5.10. Hard Multiple Choice Questions

These problems are harder than most of those that you will usually see on the AP CS A exam.

    5-10-1: The following method will return true if and only if:

    public boolean check(String s) {
       return s.length() >= 2 && (s.charAt(0) ==
          s.charAt(1) || check(s.substring(1)));
    }
    
  • s starts with two or more of the same characters
  • It is not neccessary for the adjoining characters to be at the start of the string.
  • s contains two or more of the same characters
  • The character must be adjoining in order to satisfy the s.charAt(0) == s.charAt(1) portion of the return statement.
  • s contains two or more of the same character in a row
  • This will return true when s has at least 2 characters in it and at least 2 characters are the same in a row.
  • s ends with two or more of the same characters
  • It is not neccessary for the adjoining characters to be at the end of the string.
  • s.charAt(0) == s.charAt(1)
  • This returns true whenever there are at least 2 of the same character in a row in the string. It does this because of the recursive call. So, the first two characters don't have to be the ones that are the same.

    5-10-2: Susan is 5 years older than Matt. Three years from now Susan’s age will be twice Matt’s age. What should be in place of the following condition to solve this problem?

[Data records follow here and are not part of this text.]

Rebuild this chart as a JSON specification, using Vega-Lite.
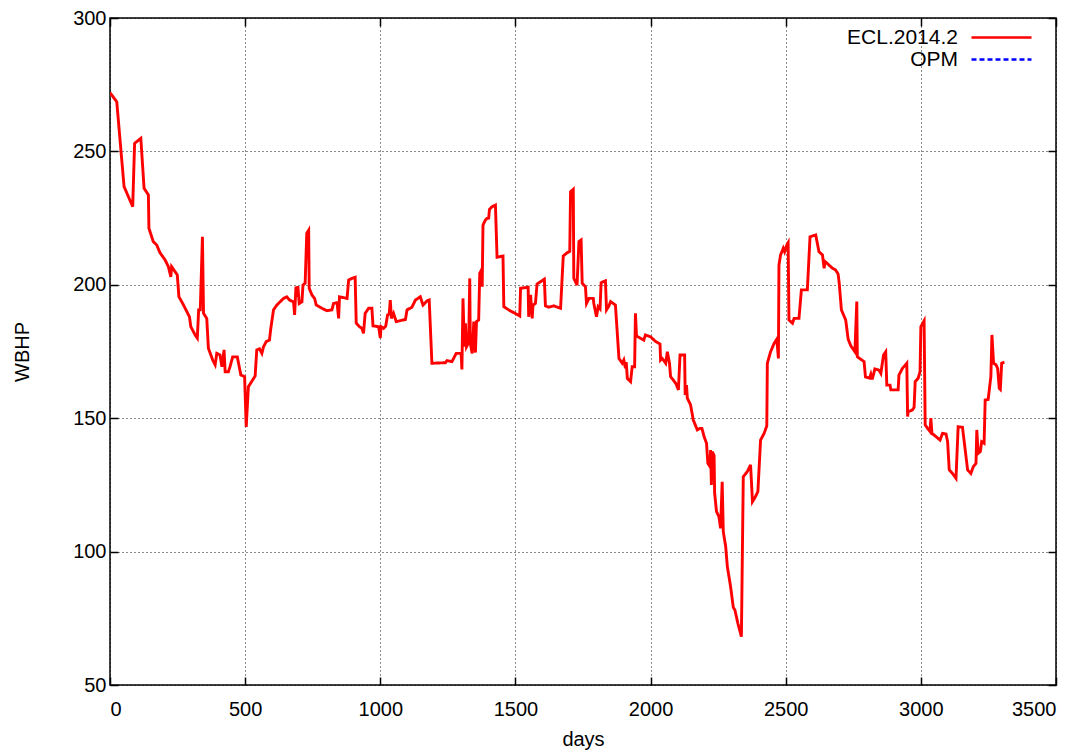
{
  "$schema": "https://vega.github.io/schema/vega-lite/v6.json",
  "width": 946,
  "height": 667,
  "autosize": {"type": "none"},
  "padding": {"left": 110, "top": 18, "right": 30, "bottom": 69},
  "background": "white",
  "config": {
    "font": "Liberation Sans",
    "view": {"stroke": "black", "strokeWidth": 1.5},
    "axis": {
      "labelFontSize": 20, "labelColor": "black", "labelFont": "Liberation Sans",
      "titleFontSize": 20, "titleFontWeight": "normal", "titleColor": "black", "titleFont": "Liberation Sans",
      "gridColor": "black", "gridDash": [1, 3], "gridOpacity": 0.9, "gridWidth": 1,
      "domain": false, "tickColor": "black", "tickWidth": 1.5, "tickSize": -8, "format": "d"
    },
    "legend": {"labelFontSize": 21, "labelColor": "black", "labelFont": "Liberation Sans"}
  },
  "data": {"values": [
    {"day":0,"v":272},{"day":25,"v":268.6},{"day":52,"v":236.8},{"day":84,"v":229.3},{"day":91,"v":253},{"day":114,"v":254.9},{"day":126,"v":236.2},{"day":142,"v":233.7},{"day":144,"v":221.2},{"day":160,"v":216.2},{"day":173,"v":214.9},{"day":185,"v":212},{"day":204,"v":209.3},{"day":216,"v":206.8},{"day":225,"v":203},{"day":228,"v":206.8},{"day":249,"v":203.7},{"day":255,"v":195.5},{"day":269,"v":193},{"day":294,"v":188},{"day":299,"v":184.3},{"day":315,"v":181.2},{"day":323,"v":180},{"day":328,"v":190.6},{"day":334,"v":190.6},{"day":342,"v":218},{"day":346,"v":189.3},{"day":358,"v":187.4},{"day":364,"v":176.2},{"day":380,"v":171.8},{"day":389,"v":170},{"day":395,"v":174.3},{"day":407,"v":173.7},{"day":414,"v":169.3},{"day":422,"v":175.6},{"day":426,"v":167.4},{"day":438,"v":167.4},{"day":444,"v":169.3},{"day":454,"v":173},{"day":471,"v":173},{"day":484,"v":166.2},{"day":498,"v":165.6},{"day":504,"v":146.7},{"day":512,"v":161.8},{"day":537,"v":165.8},{"day":543,"v":175.6},{"day":553,"v":176},{"day":562,"v":174.3},{"day":568,"v":176.8},{"day":578,"v":178.7},{"day":590,"v":179.3},{"day":595,"v":183.7},{"day":605,"v":190.6},{"day":617,"v":192.4},{"day":642,"v":194.9},{"day":654,"v":195.5},{"day":664,"v":194.3},{"day":679,"v":193.6},{"day":683,"v":188.7},{"day":688,"v":199.3},{"day":691,"v":195.5},{"day":695,"v":199.5},{"day":700,"v":193},{"day":710,"v":193.6},{"day":714,"v":199.9},{"day":722,"v":200.6},{"day":728,"v":219.3},{"day":735,"v":220.5},{"day":737,"v":198.7},{"day":747,"v":196.2},{"day":757,"v":194.9},{"day":763,"v":192.4},{"day":784,"v":191.2},{"day":802,"v":190.3},{"day":821,"v":190.6},{"day":827,"v":193},{"day":840,"v":193.3},{"day":846,"v":187.4},{"day":849,"v":195.5},{"day":877,"v":194.9},{"day":883,"v":201.8},{"day":895,"v":202.4},{"day":907,"v":202.8},{"day":911,"v":185.6},{"day":923,"v":184.3},{"day":932,"v":183.7},{"day":938,"v":181.8},{"day":944,"v":189.3},{"day":957,"v":191.2},{"day":969,"v":191.2},{"day":973,"v":184.6},{"day":994,"v":184.3},{"day":1000,"v":180},{"day":1003,"v":184.3},{"day":1012,"v":183.7},{"day":1020,"v":184.5},{"day":1027,"v":188.7},{"day":1033,"v":189},{"day":1037,"v":194.3},{"day":1041,"v":187.4},{"day":1049,"v":189.3},{"day":1059,"v":186.2},{"day":1093,"v":187},{"day":1099,"v":190.6},{"day":1117,"v":191.6},{"day":1130,"v":194.3},{"day":1148,"v":195.5},{"day":1158,"v":192.4},{"day":1173,"v":194},{"day":1181,"v":194.3},{"day":1191,"v":170.6},{"day":1241,"v":170.8},{"day":1247,"v":171.6},{"day":1265,"v":171.2},{"day":1281,"v":174.3},{"day":1299,"v":174.3},{"day":1302,"v":168.3},{"day":1306,"v":194.9},{"day":1311,"v":176.8},{"day":1315,"v":185.6},{"day":1319,"v":176.8},{"day":1327,"v":178.4},{"day":1331,"v":202.4},{"day":1333,"v":178},{"day":1340,"v":174.3},{"day":1346,"v":186.2},{"day":1352,"v":174.6},{"day":1356,"v":186.2},{"day":1364,"v":186.8},{"day":1368,"v":204.3},{"day":1374,"v":205.5},{"day":1377,"v":199.3},{"day":1380,"v":222.4},{"day":1389,"v":224.3},{"day":1395,"v":224.9},{"day":1401,"v":225},{"day":1404,"v":228.3},{"day":1414,"v":229.3},{"day":1426,"v":229.9},{"day":1432,"v":210.3},{"day":1454,"v":210.8},{"day":1457,"v":191.8},{"day":1475,"v":190.6},{"day":1516,"v":188.3},{"day":1519,"v":198.7},{"day":1547,"v":199.1},{"day":1549,"v":188},{"day":1556,"v":196.2},{"day":1562,"v":187.4},{"day":1565,"v":192.4},{"day":1574,"v":193},{"day":1580,"v":200.3},{"day":1607,"v":202.1},{"day":1611,"v":192.1},{"day":1623,"v":191.6},{"day":1642,"v":192.1},{"day":1667,"v":191.2},{"day":1677,"v":210.8},{"day":1691,"v":212},{"day":1701,"v":212.5},{"day":1704,"v":234.9},{"day":1714,"v":235.8},{"day":1716,"v":202.4},{"day":1728,"v":199.9},{"day":1735,"v":216.2},{"day":1743,"v":216.8},{"day":1747,"v":200.6},{"day":1759,"v":199.3},{"day":1763,"v":193},{"day":1772,"v":194.9},{"day":1788,"v":194.9},{"day":1790,"v":193},{"day":1800,"v":188},{"day":1806,"v":191.8},{"day":1813,"v":191},{"day":1817,"v":200.8},{"day":1833,"v":201.5},{"day":1837,"v":190.6},{"day":1846,"v":192.1},{"day":1852,"v":193.7},{"day":1870,"v":192.4},{"day":1883,"v":172.4},{"day":1895,"v":170.6},{"day":1901,"v":171.8},{"day":1907,"v":168.7},{"day":1910,"v":171},{"day":1914,"v":164.9},{"day":1926,"v":163.7},{"day":1932,"v":169.3},{"day":1941,"v":169.3},{"day":1944,"v":189.3},{"day":1948,"v":180.8},{"day":1975,"v":179.3},{"day":1981,"v":181.2},{"day":2000,"v":180.5},{"day":2019,"v":178.7},{"day":2035,"v":177.8},{"day":2037,"v":171.8},{"day":2043,"v":172.4},{"day":2056,"v":170.6},{"day":2062,"v":174.9},{"day":2070,"v":170.6},{"day":2074,"v":165.6},{"day":2093,"v":163.1},{"day":2103,"v":160.6},{"day":2109,"v":173.7},{"day":2126,"v":173.7},{"day":2128,"v":158.7},{"day":2133,"v":162.4},{"day":2136,"v":157.5},{"day":2148,"v":155},{"day":2158,"v":149.3},{"day":2173,"v":145.6},{"day":2183,"v":146.2},{"day":2190,"v":146.2},{"day":2198,"v":143.1},{"day":2207,"v":140.6},{"day":2212,"v":133.1},{"day":2220,"v":131.8},{"day":2222,"v":138.1},{"day":2225,"v":125},{"day":2228,"v":137.5},{"day":2235,"v":136},{"day":2237,"v":121.9},{"day":2244,"v":115},{"day":2253,"v":113.1},{"day":2259,"v":108.7},{"day":2265,"v":126.2},{"day":2269,"v":107.5},{"day":2278,"v":101.8},{"day":2284,"v":94.4},{"day":2296,"v":86.9},{"day":2306,"v":79.1},{"day":2312,"v":78.1},{"day":2323,"v":73.1},{"day":2336,"v":68.1},{"day":2343,"v":128.1},{"day":2358,"v":130},{"day":2370,"v":132.5},{"day":2377,"v":118.7},{"day":2385,"v":120},{"day":2397,"v":122.5},{"day":2407,"v":141.8},{"day":2420,"v":144.3},{"day":2430,"v":147.1},{"day":2432,"v":170.6},{"day":2444,"v":174.9},{"day":2457,"v":178},{"day":2467,"v":179.6},{"day":2473,"v":172.4},{"day":2475,"v":207.4},{"day":2481,"v":211.2},{"day":2491,"v":213.7},{"day":2496,"v":212.4},{"day":2504,"v":214.9},{"day":2509,"v":215.8},{"day":2512,"v":186.8},{"day":2525,"v":185.6},{"day":2531,"v":187.4},{"day":2549,"v":187.4},{"day":2558,"v":198.1},{"day":2580,"v":198.1},{"day":2590,"v":218},{"day":2611,"v":218.7},{"day":2623,"v":212.4},{"day":2636,"v":211.2},{"day":2642,"v":206.2},{"day":2646,"v":208.7},{"day":2660,"v":207.4},{"day":2673,"v":206.2},{"day":2685,"v":205.5},{"day":2694,"v":204},{"day":2698,"v":200.6},{"day":2706,"v":190.6},{"day":2722,"v":186.8},{"day":2731,"v":179.6},{"day":2741,"v":177.1},{"day":2756,"v":174.9},{"day":2763,"v":193.7},{"day":2765,"v":173},{"day":2790,"v":171.2},{"day":2795,"v":165.5},{"day":2810,"v":165},{"day":2815,"v":166.5},{"day":2820,"v":164.5},{"day":2830,"v":168.5},{"day":2845,"v":168},{"day":2852,"v":166.8},{"day":2862,"v":173.7},{"day":2870,"v":174.9},{"day":2874,"v":162.4},{"day":2886,"v":162.4},{"day":2889,"v":160.6},{"day":2916,"v":160.6},{"day":2919,"v":166.2},{"day":2932,"v":168.7},{"day":2948,"v":170.6},{"day":2951,"v":150.6},{"day":2953,"v":152.4},{"day":2969,"v":153.1},{"day":2975,"v":154.1},{"day":2979,"v":163.7},{"day":2990,"v":165},{"day":2997,"v":167.4},{"day":3000,"v":184.3},{"day":3012,"v":186.5},{"day":3016,"v":147.5},{"day":3025,"v":146.2},{"day":3034,"v":145},{"day":3037,"v":150},{"day":3041,"v":144.3},{"day":3056,"v":143.1},{"day":3071,"v":141.8},{"day":3080,"v":144.3},{"day":3093,"v":144.1},{"day":3099,"v":141.2},{"day":3105,"v":130.6},{"day":3117,"v":129.3},{"day":3130,"v":127.5},{"day":3138,"v":146.8},{"day":3154,"v":146.6},{"day":3173,"v":130.6},{"day":3185,"v":129.3},{"day":3194,"v":131.8},{"day":3204,"v":133.1},{"day":3207,"v":145.6},{"day":3212,"v":136.8},{"day":3220,"v":137.5},{"day":3225,"v":141.2},{"day":3234,"v":140.6},{"day":3238,"v":156.8},{"day":3249,"v":157},{"day":3259,"v":165.6},{"day":3263,"v":181.2},{"day":3269,"v":170.6},{"day":3278,"v":170},{"day":3284,"v":168.7},{"day":3290,"v":161.2},{"day":3294,"v":160.8},{"day":3299,"v":170.6},{"day":3309,"v":171}
  ]},
  "transform": [{"calculate": "'ECL.2014.2'", "as": "series"}],
  "layer": [
    {
      "mark": {"type": "line", "strokeWidth": 2.9, "strokeJoin": "miter", "clip": true},
      "encoding": {
        "x": {"field": "day", "type": "quantitative", "title": "days",
              "scale": {"domain": [0, 3500], "nice": false, "zero": false},
              "axis": {"orient": "bottom", "values": [0,500,1000,1500,2000,2500,3000,3500], "labelPadding": 22, "titlePadding": 10}},
        "y": {"field": "v", "type": "quantitative", "title": "WBHP",
              "scale": {"domain": [50, 300], "nice": false, "zero": false},
              "axis": {"orient": "left", "values": [50,100,150,200,250,300], "labelPadding": 12, "titlePadding": 40}},
        "color": {"field": "series", "type": "nominal", "title": null,
                  "scale": {"domain": ["ECL.2014.2", "OPM"], "range": ["#ff0000", "#0000ff"]},
                  "legend": {"orient": "none", "legendX": 880, "legendY": 8, "symbolType": "M-3,0H3", "symbolSize": 400, "symbolStrokeWidth": 2.5, "labelAlign": "right", "labelOffset": -55, "rowPadding": 0, "labelFontSize": 21, "symbolOffset": 0, "padding": 0}},
        "strokeDash": {"field": "series", "type": "nominal", "title": null,
                  "scale": {"domain": ["ECL.2014.2", "OPM"], "range": [[1, 0], [5, 3]]}}
      }
    },
    {
      "mark": {"type": "line", "strokeOpacity": 0},
      "encoding": {
        "x": {"field": "day", "type": "quantitative",
              "axis": {"orient": "top", "values": [0,500,1000,1500,2000,2500,3000,3500], "labels": false, "grid": false, "title": null}},
        "y": {"field": "v", "type": "quantitative",
              "axis": {"orient": "right", "values": [50,100,150,200,250,300], "labels": false, "grid": false, "title": null}}
      }
    }
  ],
  "resolve": {"axis": {"x": "independent", "y": "independent"}}
}
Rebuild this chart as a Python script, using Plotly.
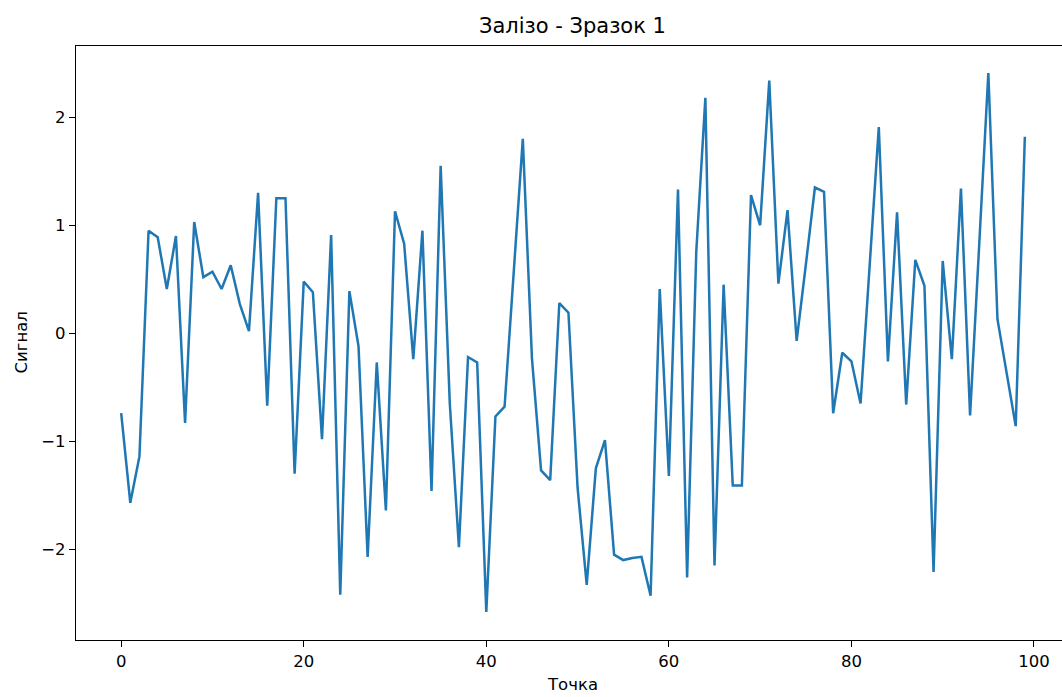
import plotly.graph_objects as go

# Signal samples, one per measurement point
points = list(range(100))
signal = [
    -0.74, -1.57, -1.14, 0.95, 0.89, 0.41, 0.90, -0.83, 1.03, 0.52,
    0.57, 0.41, 0.63, 0.27, 0.02, 1.30, -0.67, 1.25, 1.25, -1.30,
    0.48, 0.38, -0.98, 0.91, -2.42, 0.39, -0.12, -2.07, -0.27, -1.64,
    1.13, 0.83, -0.24, 0.95, -1.46, 1.55, -0.65, -1.98, -0.22, -0.27,
    -2.58, -0.77, -0.68, 0.57, 1.80, -0.23, -1.27, -1.36, 0.28, 0.19,
    -1.43, -2.33, -1.25, -0.99, -2.05, -2.10, -2.08, -2.07, -2.43, 0.41,
    -1.32, 1.33, -2.26, 0.75, 2.18, -2.15, 0.45, -1.41, -1.41, 1.28,
    1.00, 2.34, 0.46, 1.14, -0.07, 0.63, 1.35, 1.31, -0.74, -0.18,
    -0.26, -0.65, 0.63, 1.91, -0.26, 1.12, -0.66, 0.68, 0.44, -2.21,
    0.67, -0.24, 1.34, -0.76, 0.82, 2.41, 0.13, -0.36, -0.86, 1.82,
]
x_ticks = [0, 20, 40, 60, 80, 100]
y_ticks = [-2, -1, 0, 1, 2]

title_text = "Залізо - Зразок 1"
x_label = "Точка"
y_label = "Сигнал"

FONT = "DejaVu Sans"
TICK_SIZE = 16.5

fig = go.Figure()
fig.add_trace(go.Scatter(
    x=points, y=signal, mode="lines",
    line=dict(color="#1f77b4", width=2.5),
    showlegend=False, hoverinfo="x+y",
))

fig.update_layout(
    width=1062, height=697,
    margin=dict(l=76, r=0, t=46, b=57),
    paper_bgcolor="white", plot_bgcolor="white",
    font=dict(family=FONT, size=TICK_SIZE, color="black"),
    annotations=[
        dict(text=title_text, xref="paper", yref="paper", x=0.504, y=1,
             xanchor="center", yanchor="bottom", yshift=6, showarrow=False,
             font=dict(family=FONT, size=21, color="black")),
        dict(text=x_label, xref="paper", yref="paper", x=0.504, y=0,
             xanchor="center", yanchor="top", yshift=-33, showarrow=False,
             font=dict(family=FONT, size=TICK_SIZE, color="black")),
        dict(text=y_label, xref="paper", yref="paper", x=0, y=0.5,
             xanchor="right", yanchor="middle", xshift=-44, textangle=-90,
             showarrow=False, font=dict(family=FONT, size=TICK_SIZE, color="black")),
    ],
)

fig.update_xaxes(
    range=[-4.95, 103.07], tickvals=x_ticks, ticks="outside", ticklen=6,
    tickwidth=1.3, tickcolor="black", showline=True, linecolor="black",
    linewidth=1.4, mirror=True, showgrid=False, zeroline=False,
    tickfont=dict(family=FONT, size=TICK_SIZE),
)
fig.update_yaxes(
    range=[-2.84, 2.66], tickvals=y_ticks, ticks="outside", ticklen=6,
    tickwidth=1.3, tickcolor="black", showline=True, linecolor="black",
    linewidth=1.4, mirror=False, showgrid=False, zeroline=False,
    tickfont=dict(family=FONT, size=TICK_SIZE),
)

fig.write_html("out.html")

    for (int s = 1; s <=100; s++) {
       for (int m = 1; m <= 100; m++) {
          if (condition)
             System.out.println("Susan is " + s + " and Matt is " + m);
       }
    }
    
  • s == (m - 5) && (2 * s + 3) == (m + 3)
  • This can't be right because Susan is 5 years older than Matt, so the first part is wrong. It has Susan equal to Matt's age minus 5, which would have Matt older than Susan.
  • (s == m - 5) && (s - 3 == 2 * (m - 3))
  • This would be true if Susan was 5 years younger than Matt and three years ago she was twice his age. But, how could she be younger than him now and twice his age three years ago?
  • (s == (m + 5)) && ((s + 3) == (2 * m + 3))
  • This is almost right. It has Susan as 5 years older than Matt now. But the second part is wrong. Multiplication will be done before addition so (2 * m + 3) won't be correct, for in 3 years Susan will be twice as old as Matt. It should be (2 * (m + 3)) or (2 * m + 6)
  • s == m + 5 && s + 3 == 2 * m + 6
  • Susan is 5 years older than Matt so s == m + 5 should be true and in 3 years she will be twice as old, so s + 3 = 2 * (m + 3) = 2 * m + 6
  • None of the above is correct.
  • s == m + 5 && s + 3 == 2 * m + 6 is correct

    5-10-3: Assuming that x and y have been declared as valid integer values, which of the following is equivalent to this statement?

    (x > 15 && x < 18) || (x > 10 || y < 20)
    
  • (x > 15 && x < 18) && (x > 10)
  • This can't be right as it's only checking the x variable, however the original statement can solely depend on the y variable in some cases.
  • (y < 20) || (x > 15 && x < 18)
  • There's a third condition on x that can affect the output of the statement which is not considered in this solution.
  • ((x > 10) || (x > 15 && x < 18)) || (y < 20)
  • The commutative property allows the terms to be switched around, while maintaining the value. In this case, the || symbol is used with the commutative property and the statement included the && must stay together to follow the laws of logic.
  • (x < 10 && y > 20) && (x < 15 || x > 18)
  • This is the negation of the original statement, thus returning incorrect values.

    5-10-4: What would the following print?

    int x = 3;
    int y = 2;
    if (x > 2) x++;
    if (y > 1) y++;
    if (x > 2) System.out.print("first ");
    if (y < 3) System.out.print("second ");
    System.out.print("third");
    
  • first
  • This will print, but so will something else.
  • first second
  • Are you sure about the "second"? This only prints if y is less than 3, and while it was originally, it changes.
  • first second third
  • Are you sure about the "second"? This only prints if y is less than 3, and while it was originally, it changes.
  • first third
  • The first will print since x will be greater than 2 and the second won't print since y is equal to 3 and not less than it. The third will always print.
  • third
  • This will print, but so will something else.

    5-10-5: What would the following print?

    int x = 3;
    int y = 2;
    if (y / x > 0)
       System.out.print("first ");
       System.out.print("second ");
    
  • first
  • When you do integer division you get an integer result so y / x == 0 and is not greater than 0.
  • second
  • The first will not print because integer division will mean that y / x is 0. The second will print since it is not in the body of the if (it would be if there were curly braces around it).
  • first second
  • Do you see any curly braces? Indention does not matter in Java.
  • Nothing will be printed
  • This would be true if there were curly braces around the two indented statements. Indention does not matter in Java. If you don't have curly braces then only the first statement following an if is executed if the condition is true.